People are more honest with their search engines than they are with their own family. Whether it’s sexual interests or persuasion, unsavoury friends, controversial beliefs or embarrassing health problems, everyone has something they want to keep private.
Why should this be up for discussion? Everybody has a right to privacy, especially from their own elected representatives.
Granted, if a person is under suspicion of criminal activity, they should be monitored. Targeted surveillance is not bad. Mass surveillance of an entire populace is.
The tools that GCHQ now have at its disposal have created a surveillance state. There is now one CCTV cameras for every 11 people in the UK.
By comparison, in the totalitarian police state of East Germany, for every 65 citizens, there was one informer covertly working for the Stasi secret police.
Then, when you consider that nearly everyone now owns a mobile phone, which is a perfect tracking and spying device (with cameras, a microphone, GPS and comms channels), it starts to become scarily clear how far down the rabbit hole Britain has gone.
The only thing holding society (as we know it) in place are a set of policies agreed on by politicians.
However, considering GCHQ doesn’t answer to these politicians, it is not the reassurance required to mitigate the sense of uneasiness that Britain is becoming distinctly illiberal.
Why should your business care?
Two words: competitive advantage. Snowden’s revelations about the Prism program showed that data is not secure if held on US servers.
Jacob Appelbaum features in the film warning the European Parliament that US intelligence will attack “anyone they can, if they perceive an advantage”.
Greenwald reiterates this point when talking to the Brazilian Senate. He explains that the USA’s foreign surveillance activities are primarily about economic competition, not terrorism.
British companies are now at a disadvantage against US competitors due to the unrestricted access the US government has to data held within its borders.
However, technology companies have been afforded an opportunity. Given the choice, most businesses in Britain and Europe would prefer their data to be stored here, where it is safe. It is a USP American companies cannot offer.
The problem with this is that Europe doesn’t have a technology industry. It has regional offices, but few headquarters.
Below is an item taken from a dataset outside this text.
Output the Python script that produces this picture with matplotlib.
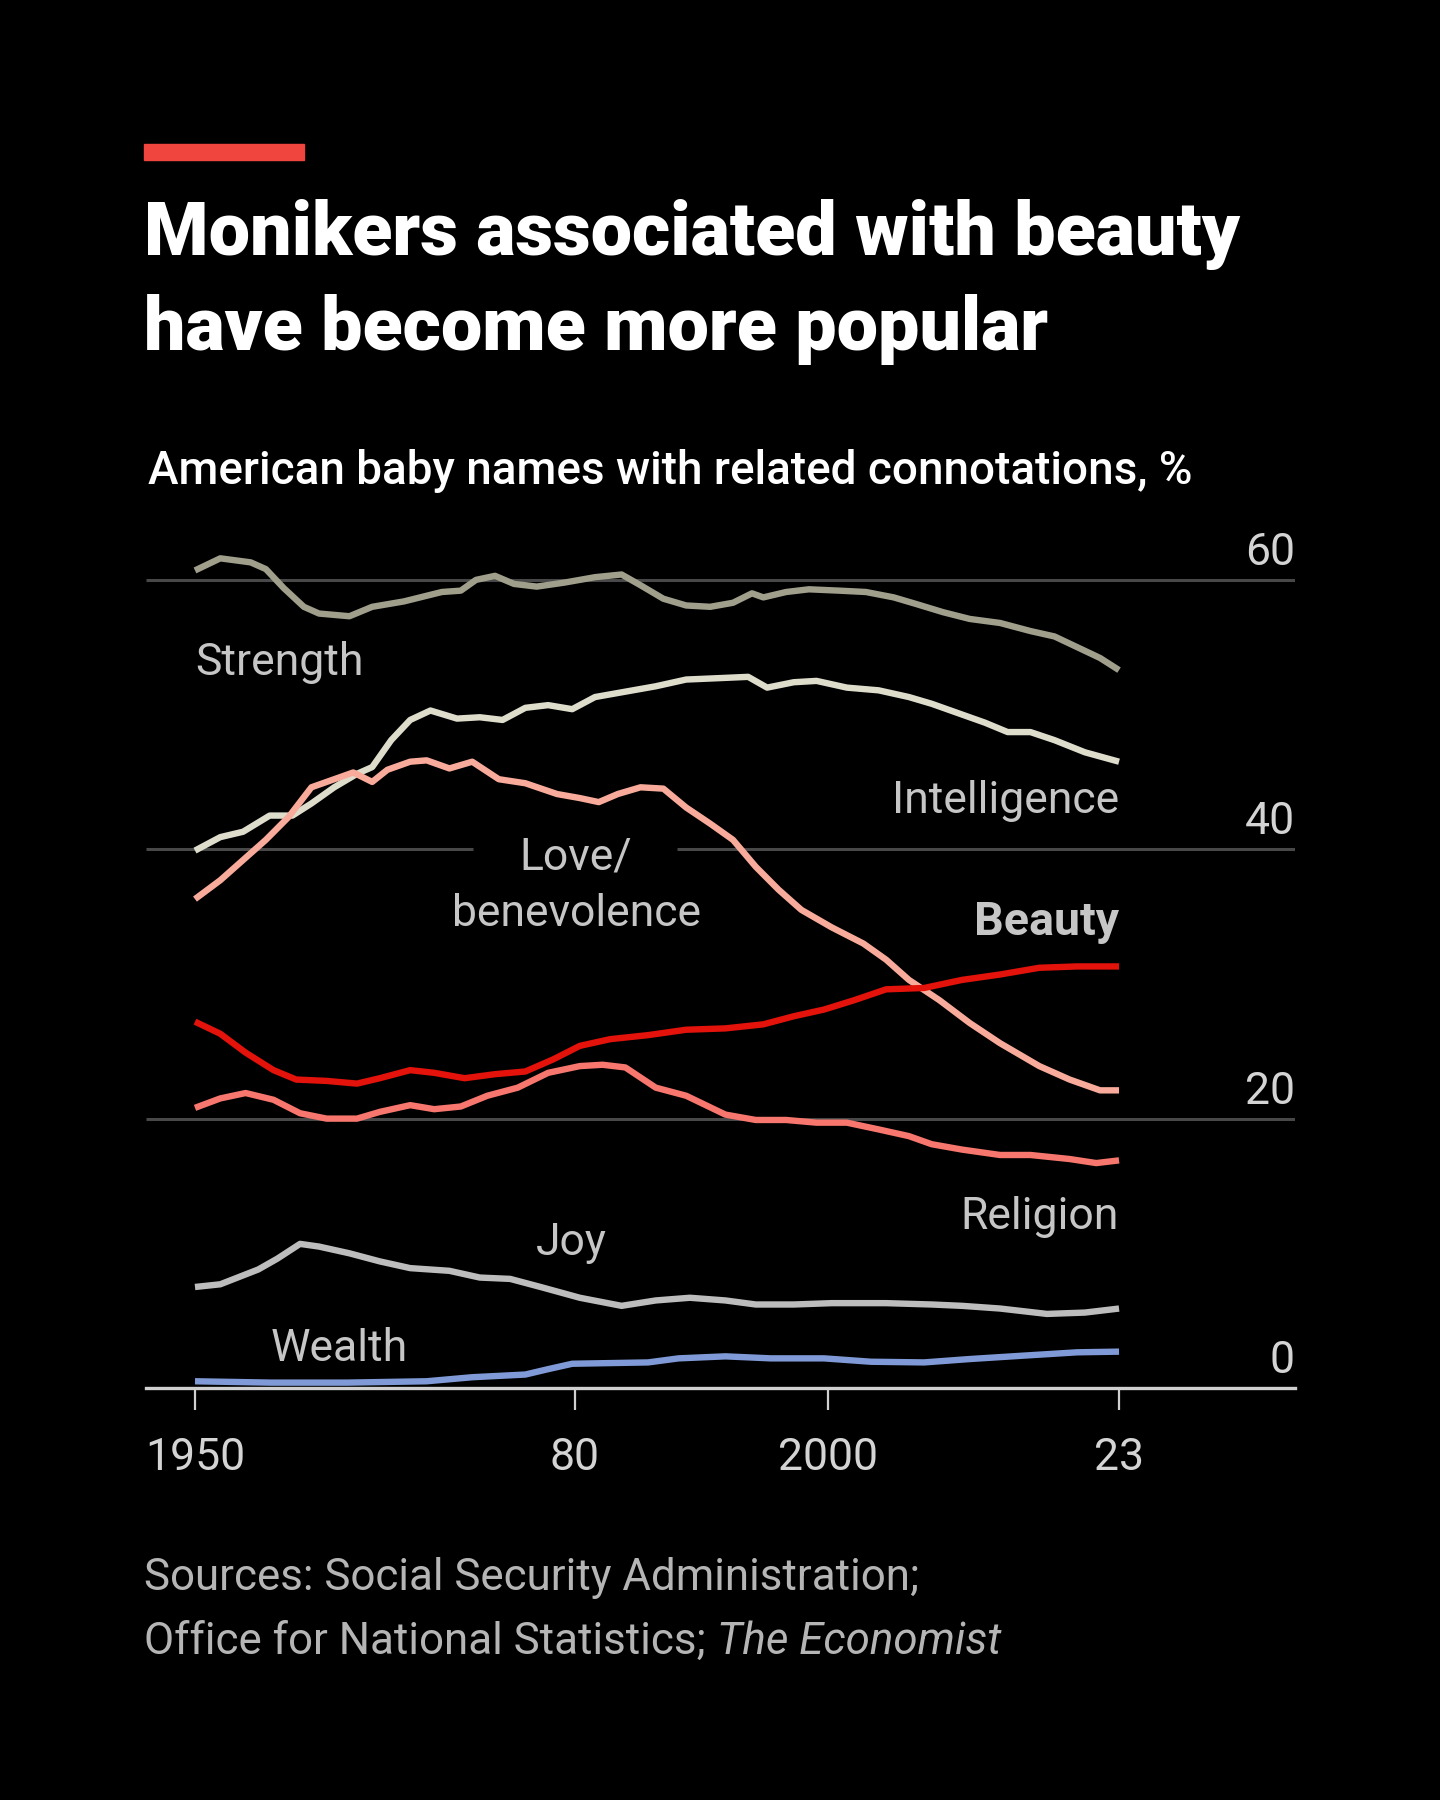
import matplotlib
matplotlib.use("Agg")
import matplotlib.pyplot as plt

# data (% of American baby names)
strength_yr = [1950, 1952, 1954.4, 1955.6, 1957, 1958.6, 1959.8, 1962.2, 1964, 1966.5, 1969.5, 1971,
               1972.2, 1973.7, 1975.2, 1977, 1979.2, 1981.6, 1983.7, 1985.2, 1987, 1988.8, 1990.7,
               1992.5, 1994, 1994.9, 1996.7, 1998.5, 2000.9, 2003, 2005.2, 2007, 2009.1, 2011.2,
               2013.6, 2016, 2017.9, 2019.7, 2021.5, 2023]
strength = [60.7, 61.6, 61.3, 60.8, 59.4, 58.0, 57.5, 57.3, 58.0, 58.4, 59.1, 59.2, 60.0, 60.3, 59.7,
            59.5, 59.8, 60.2, 60.4, 59.6, 58.6, 58.1, 58.0, 58.3, 59.0, 58.7, 59.1, 59.3, 59.2, 59.1,
            58.7, 58.2, 57.6, 57.1, 56.8, 56.2, 55.8, 55.0, 54.2, 53.3]

intel_yr = [1950, 1952, 1953.8, 1955.9, 1957.7, 1959.2, 1961, 1962.8, 1964, 1965.5, 1967, 1968.6,
            1970.7, 1972.5, 1974.3, 1976.1, 1977.9, 1979.8, 1981.6, 1984, 1986.4, 1988.8, 1991.3,
            1993.7, 1995.2, 1997.3, 1999.1, 2001.5, 2004, 2006.4, 2008.2, 2010, 2012.4, 2014.2,
            2016, 2017.9, 2020.3, 2023]
intel = [39.9, 40.9, 41.3, 42.5, 42.5, 43.4, 44.6, 45.6, 46.1, 48.1, 49.6, 50.3, 49.7, 49.8, 49.6,
         50.5, 50.7, 50.4, 51.3, 51.7, 52.1, 52.6, 52.7, 52.8, 52.0, 52.4, 52.5, 52.0, 51.8, 51.3,
         50.8, 50.2, 49.4, 48.7, 48.7, 48.1, 47.2, 46.5]

love_yr = [1950, 1952, 1953.8, 1955.6, 1957.4, 1959.2, 1961, 1962.5, 1964, 1965.2, 1967, 1968.3,
           1970.1, 1971.9, 1974, 1976.1, 1978.6, 1980.4, 1981.9, 1983.4, 1985.2, 1987, 1988.8,
           1990.7, 1992.5, 1994.3, 1996.1, 1997.9, 2000.3, 2002.8, 2004.6, 2006.4, 2008.8,
           2011.2, 2013.6, 2016.7, 2019.1, 2021.5, 2023]
love = [36.3, 37.7, 39.2, 40.7, 42.4, 44.6, 45.2, 45.7, 45.0, 45.9, 46.5, 46.6, 46.0, 46.5, 45.2,
        44.9, 44.1, 43.8, 43.5, 44.1, 44.6, 44.5, 43.1, 41.9, 40.7, 38.7, 37.0, 35.5, 34.2, 33.0,
        31.8, 30.3, 28.8, 27.1, 25.6, 23.9, 22.9, 22.1, 22.1]

beauty_yr = [1950, 1952, 1954, 1956.2, 1958, 1960.4, 1962.8, 1964.6, 1967, 1968.9, 1971.3, 1973.7,
             1976.1, 1978.3, 1980.4, 1982.8, 1985.8, 1988.8, 1991.9, 1994.9, 1997.3, 1999.7,
             2002.1, 2004.6, 2007.6, 2010.6, 2013.6, 2016.7, 2019.7, 2023]
beauty = [27.2, 26.3, 24.9, 23.6, 22.9, 22.8, 22.6, 23.0, 23.6, 23.4, 23.0, 23.3, 23.5, 24.4, 25.4,
          25.9, 26.2, 26.6, 26.7, 27.0, 27.6, 28.1, 28.8, 29.6, 29.7, 30.3, 30.7, 31.2, 31.3, 31.3]

relig_yr = [1950, 1952, 1954, 1956.2, 1958.3, 1960.4, 1962.8, 1964.6, 1967, 1968.9, 1971, 1973.1,
            1975.5, 1977.9, 1980.4, 1982.2, 1984, 1986.4, 1988.8, 1991.9, 1994.3, 1996.7, 1999.1,
            2001.5, 2004, 2006.4, 2008.2, 2010.6, 2013.6, 2016, 2019.1, 2021.2, 2023]
relig = [20.8, 21.5, 21.9, 21.4, 20.4, 20.0, 20.0, 20.5, 21.0, 20.7, 20.9, 21.7, 22.3, 23.4, 23.9,
         24.0, 23.8, 22.3, 21.7, 20.3, 19.9, 19.9, 19.7, 19.7, 19.2, 18.7, 18.1, 17.7, 17.3, 17.3,
         17.0, 16.7, 16.9]

joy_yr = [1950, 1952, 1955, 1956.5, 1958.3, 1959.8, 1962.2, 1964.6, 1967, 1970.1, 1972.5, 1974.9,
          1977.3, 1980.4, 1983.7, 1986.4, 1989.1, 1991.9, 1994.3, 1997.3, 2000.3, 2004.6, 2008.2,
          2010.6, 2013.6, 2017.3, 2020.3, 2023]
joy = [7.5, 7.7, 8.8, 9.6, 10.7, 10.5, 10.0, 9.4, 8.9, 8.7, 8.2, 8.1, 7.5, 6.7, 6.1, 6.5, 6.7, 6.5,
       6.2, 6.2, 6.3, 6.3, 6.2, 6.1, 5.9, 5.5, 5.6, 5.9]

wealth_yr = [1950, 1956, 1962, 1968.3, 1971.9, 1976.1, 1977.9, 1979.8, 1982.8, 1985.8, 1988.2,
             1991.9, 1995.5, 1999.7, 2003.4, 2007.6, 2011.2, 2015.4, 2019.7, 2023]
wealth = [0.5, 0.4, 0.4, 0.5, 0.8, 1.0, 1.4, 1.8, 1.85, 1.9, 2.2, 2.35, 2.2, 2.2, 1.95, 1.9, 2.15,
          2.4, 2.65, 2.7]

y_ticks = [0, 20, 40, 60]
x_ticks = [1950, 1980, 2000, 2023]
x_ticklabels = ["1950", "80", "2000", "23"]

NARROW = ["Roboto", "DejaVu Sans"]
BOLD = ["Roboto", "Inter", "DejaVu Sans"]
BG = "#000000"
W, H = 1440, 1800


def fx(px):
    return px / W


def fy(py):
    return 1 - py / H


def main():
    fig = plt.figure(figsize=(14.4, 18), dpi=100, facecolor=BG)

    # red tag and headings
    fig.patches.append(plt.Rectangle((fx(144), fy(160)), fx(304) - fx(144), 16 / H,
                                     transform=fig.transFigure, color="#f0443e"))
    fig.text(fx(144), fy(255), "Monikers associated with beauty", color="white",
             fontsize=53, fontweight="heavy", family=BOLD, va="baseline")
    fig.text(fx(144), fy(350), "have become more popular", color="white",
             fontsize=53, fontweight="heavy", family=BOLD, va="baseline")
    fig.text(fx(148), fy(484), "American baby names with related connotations, %", color="white",
             fontsize=33, fontweight="medium", family=BOLD, va="baseline")

    # plot area
    ax = fig.add_axes([fx(146), fy(1388), fx(1295) - fx(146), (1388 - 526) / H])
    ax.set_facecolor(BG)
    x0, x1 = 1946.13, 2036.9
    ax.set_xlim(x0, x1)
    ax.set_ylim(0, 64)
    for s in ax.spines.values():
        s.set_visible(False)

    # gridlines (gap at 40 for the love label)
    grid_c = "#484848"
    ax.hlines([60, 20], x0, x1, color=grid_c, lw=2.2, zorder=1)
    ax.hlines(40, x0, 1972.0, color=grid_c, lw=2.2, zorder=1)
    ax.hlines(40, 1988.1, x1, color=grid_c, lw=2.2, zorder=1)

    lw = 4.6
    ax.plot(strength_yr, strength, color="#a09f8c", lw=lw, zorder=3, solid_capstyle="butt")
    ax.plot(intel_yr, intel, color="#deddcc", lw=lw, zorder=3, solid_capstyle="butt")
    ax.plot(love_yr, love, color="#f9ab9b", lw=lw, zorder=3, solid_capstyle="butt")
    ax.plot(relig_yr, relig, color="#f7766d", lw=lw, zorder=3, solid_capstyle="butt")
    ax.plot(beauty_yr, beauty, color="#e3120b", lw=lw, zorder=4, solid_capstyle="butt")
    ax.plot(joy_yr, joy, color="#bdbdbd", lw=lw, zorder=3, solid_capstyle="butt")
    ax.plot(wealth_yr, wealth, color="#7f9ad6", lw=lw, zorder=3, solid_capstyle="butt")

    # baseline and ticks
    ax.axhline(0, color="#d0d0d0", lw=2.4, zorder=5, clip_on=False)
    ax.set_xticks(x_ticks)
    ax.set_xticklabels(x_ticklabels)
    ax.tick_params(axis="x", length=16, width=1.6, color="#d0d0d0", pad=19,
                   labelsize=32, labelcolor="#d4d4d4")
    for t in ax.get_xticklabels():
        t.set_family(NARROW)
    ax.set_yticks([])
    for v in y_ticks:
        ax.text(x1, v + 0.45, str(v), ha="right", va="bottom", fontsize=32,
                color="#d4d4d4", family=NARROW)

    # series labels
    lab_c = "#c6c6c6"
    ax.text(1950, 53.9, "Strength", color=lab_c, fontsize=32, family=NARROW, va="center", ha="left")
    ax.text(2023, 43.6, "Intelligence", color=lab_c, fontsize=32, family=NARROW, va="center", ha="right")
    ax.text(1980.1, 37.3, "Love/\nbenevolence", color=lab_c, fontsize=32, family=NARROW,
            va="center", ha="center", linespacing=1.42)
    ax.text(2023, 34.6, "Beauty", color=lab_c, fontsize=33.5, family=BOLD, fontweight="bold",
            va="center", ha="right")
    ax.text(2023, 12.7, "Religion", color=lab_c, fontsize=32, family=NARROW, va="center", ha="right")
    ax.text(1979.7, 10.8, "Joy", color=lab_c, fontsize=32, family=NARROW, va="center", ha="center")
    ax.text(1956, 2.9, "Wealth", color=lab_c, fontsize=32, family=NARROW, va="center", ha="left")

    # footer
    foot = 31.6
    fig.text(fx(144), fy(1590), "Sources: Social Security Administration;", color="#b5b5b5",
             fontsize=foot, family=NARROW, va="baseline")
    t1 = fig.text(fx(144), fy(1654), "Office for National Statistics; ", color="#b5b5b5",
                  fontsize=foot, family=NARROW, va="baseline")
    fig.canvas.draw()
    bb = t1.get_window_extent()
    fig.text(bb.x1 / W, fy(1654), "The Economist", color="#b5b5b5", fontsize=foot,
             family=NARROW, style="italic", va="baseline")

    plt.savefig("out.png", dpi=100, facecolor=BG)


if __name__ == "__main__":
    main()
European start-ups that are successful have tended to relocate to California or are bought by US companies – Skype, Minecraft and Nokia Mobility to name a few.
There is only one European software company in the Fortune 500 and that is SAP. If ever there was a time for European technology companies to grab market share, it is in the wake of the Snowden revelations.
It requires the support of European-based companies to purchase services from within the EU though. With IT departments recommending European services, the industry can grow and, most importantly, business data will remain private.
Over the summer, the British government rushed through ‘emergency’ legislation in the form of the Regulation of Investigatory Powers Act 2000 (RIPA) to ensure it continues to collect metadata on all British citizens from ISPs.
With this in mind, the government is unlikely to revoke its surveillance activities in the short term. Businesses must take measures to protect themselves.
There are some relatively simple steps that should be taken which are extensions to common IT policies in most businesses.
The prevalence on BYOD has opened up businesses to increased security attacks, but now surveillance too.
Encryption software and VPNs should be deployed on all devices to ensure they are secure. It complements the familiar message that a business’ reputation can be damaged – with all the unwelcome financial impacts this has – if data is compromised.
It can be a hard sell to higher-ups to invest in additional security measures without a clear return on investment visible.
To make the job of selling these ideas easier, everyone in your company should watch Citizenfour. Their jaws will hit the floor and change will be easier to come by.